Rows from a dataset of charts and code
————————

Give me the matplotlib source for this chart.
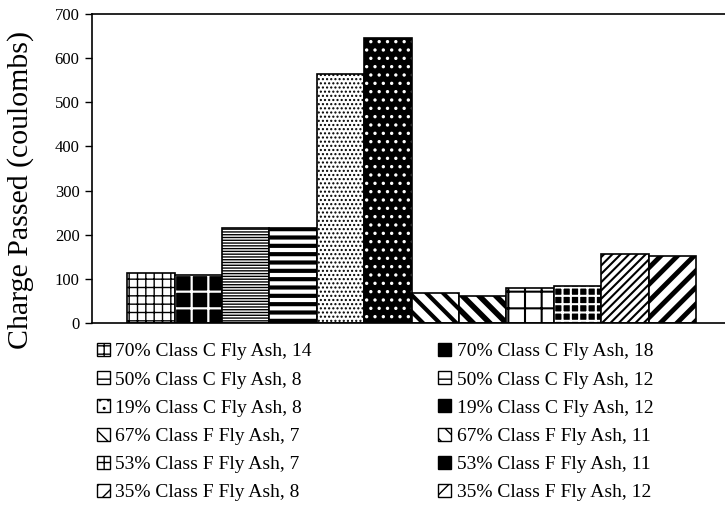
import matplotlib
matplotlib.use("Agg")
import matplotlib.pyplot as plt
from matplotlib.patches import Patch

plt.rcParams["font.family"] = ["Liberation Serif", "DejaVu Serif"]

labels = [
    "70% Class C Fly Ash, 14", "70% Class C Fly Ash, 18",
    "50% Class C Fly Ash, 8", "50% Class C Fly Ash, 12",
    "19% Class C Fly Ash, 8", "19% Class C Fly Ash, 12",
    "67% Class F Fly Ash, 7", "67% Class F Fly Ash, 11",
    "53% Class F Fly Ash, 7", "53% Class F Fly Ash, 11",
    "35% Class F Fly Ash, 8", "35% Class F Fly Ash, 12",
]
values = [113, 108, 214, 214, 564, 647, 68, 61, 79, 84, 157, 152]

# (facecolor, hatch colour, hatch, hatch linewidth)
styles = [
    ("white", "black", "++", 1.0),
    ("black", "white", "+", 1.6),
    ("white", "black", "------", 1.0),
    ("white", "black", "--", 3.0),
    ("white", "black", "....", 1.0),
    ("black", "white", "..", 1.2),
    ("white", "black", "\\\\", 3.0),
    ("white", "black", "\\\\", 4.0),
    ("white", "black", "+", 1.5),
    ("black", "white", "++", 1.5),
    ("white", "black", "////", 1.5),
    ("white", "black", "//", 3.5),
]

fig = plt.figure(figsize=(7.25, 5.17), dpi=100)
ax = fig.add_axes([92 / 725, 1 - 322.7 / 517, 1 - 92 / 725, 308.4 / 517])

handles = []
for i, (v, (fc, hc, h, lw)) in enumerate(zip(values, styles)):
    with plt.rc_context({"hatch.linewidth": lw}):
        b = ax.bar(i, v, width=1.0, color=fc, edgecolor=hc, hatch=h, linewidth=0)
        for p in b:
            if hasattr(p, "set_hatch_linewidth"):
                p.set_hatch_linewidth(lw)
    ax.bar(i, v, width=1.0, fill=False, edgecolor="black", linewidth=1.2)
    with plt.rc_context({"hatch.linewidth": 0.8}):
        hp = Patch(facecolor=fc, edgecolor="black", hatch=h[:1] * 2, linewidth=1.0)
    handles.append(hp)

ax.set_xlim(-1.24, 12.11)
ax.set_ylim(0, 700)
ax.set_yticks(range(0, 701, 100))
ax.set_xticks([])
ax.tick_params(axis="y", direction="out", length=5, width=1, labelsize=12, pad=4)
ax.spines["right"].set_visible(False)
for s in ("left", "bottom", "top"):
    ax.spines[s].set_linewidth(1.2)

fig.text(21 / 725, 1 - 190 / 517, "Charge Passed (coulombs)", rotation=90,
         ha="center", va="center", fontsize=21.5)

order = [0, 2, 4, 6, 8, 10, 1, 3, 5, 7, 9, 11]
fig.legend([handles[i] for i in order], [labels[i] for i in order],
           ncol=2, loc="upper left", bbox_to_anchor=(97 / 725, 1 - 343 / 517),
           frameon=False, fontsize=14, handlelength=0.65, handleheight=0.65,
           handletextpad=0.3, labelspacing=0.56, columnspacing=6.5, borderpad=0,
           borderaxespad=0)

fig.savefig("out.png", dpi=100)
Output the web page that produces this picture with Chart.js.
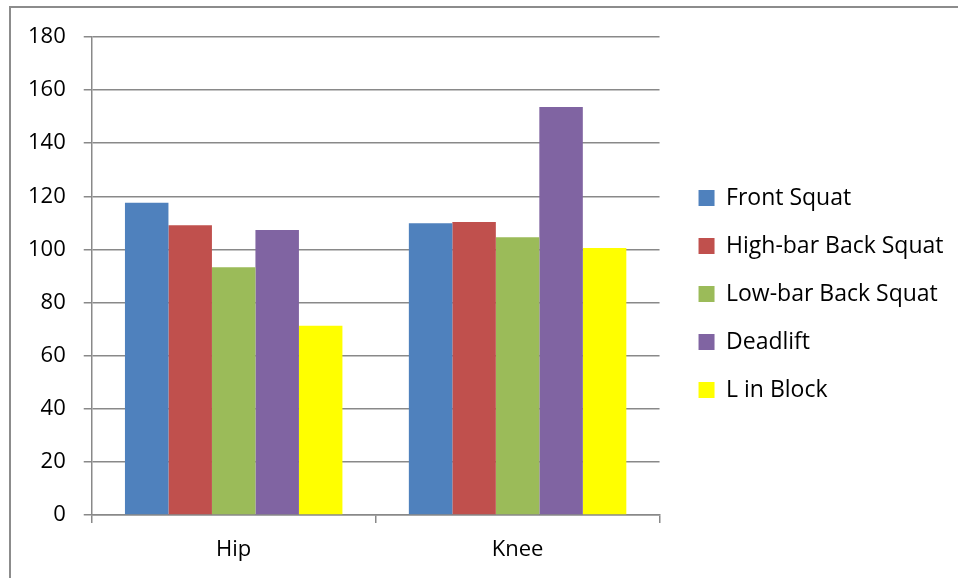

————————

SHORT EXERCISE:
Extract from the data every line where "this" shows up.

TASK RESULT:
Give me the matplotlib source for this chart.
Output the web page that produces this picture with Chart.js.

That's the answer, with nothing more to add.